Vannatter then established that Simpson had taken the 11:45 P.M. flight to Chicago the previous night. He followed that with a question about Simpson’s Bronco. When did Simpson park it on Rockingham?
“Eight-something, seven … eight, nine-o’clock, I don’t know, right in that area.” This was another meaningless answer, yet the detectives did not ask Simpson to estimate his arrival any more specifically than this two- or three-hour window. Rather, they established that Simpson had come home from the recital in his Bentley and then got into the Bronco.
“In the Bronco,” Simpson explained, “ ’cause my phone was in the Bronco. And because it’s a Bronco. It’s a Bronco. It’s what I drive, you know. I’d rather drive it than any other car. And, you know, as I was going over there, I called [Paula] a couple of times, and she wasn’t there, and I left a message, and then I checked my messages, and there were no messages. She wasn’t there, and she may have to leave town. Then I came back and ended up sitting with Kato.”
“Okay,” Lange now said. “What time was this again that you parked the Bronco?”
“Eight-something, maybe. He hadn’t done a Jacuzzi, we had … went and got a burger, and I’d come home and kind of leisurely got ready to go. I mean, we’d done a few things.”
Neither detective asked anything about this trip for a burger. Where exactly did they go? What time did they go? Who saw them? Did he use the cellular phone again that night?
Instead the detectives pursued a new subject: “How did you get the injury on your hand?”
“I don’t know,” Simpson replied. “The first time, when I was in Chicago and all, but at the house I was just running around.”
“How did you do it in Chicago?” Vannatter asked.
“I broke a glass. One of you guys had just called me, and I was in the bathroom, and I just kind of went bonkers for a little bit.”
“Is that how you cut it?”
“Mmm, it was cut before, but I think I just opened it again. I’m not sure.”
Lange asked, “Do you recall bleeding at all in your truck, in the Bronco?”
“I recall bleeding at my house, and then I went to the Bronco. The last thing I did before I left, when I was rushing, was went and got my phone out of the Bronco.” Lange asked where the phone was now. Simpson told him, but there is no evidence that the detectives ever examined it.
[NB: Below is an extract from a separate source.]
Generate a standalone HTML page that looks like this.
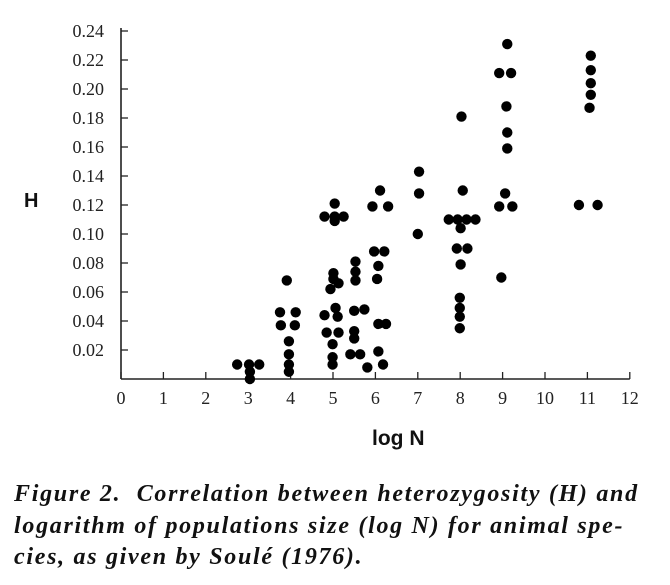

“So do you recall bleeding at all?”
“Yeah, I mean, I knew I was bleeding, but it was no big deal. I bleed all the time. I play golf and stuff, so there’s always something, nicks and stuff here and there.” Lange asked where Simpson had gotten the Band-Aid he was wearing on his left middle finger. “Actually, I asked the girl this morning for it.”
“And she got it?”
“Yeah,” Simpson continued. “ ’Cause last night with Kato, when I was leaving, he was saying something to me, and I was rushing to get my phone, and I put a little thing on it, and it stopped.”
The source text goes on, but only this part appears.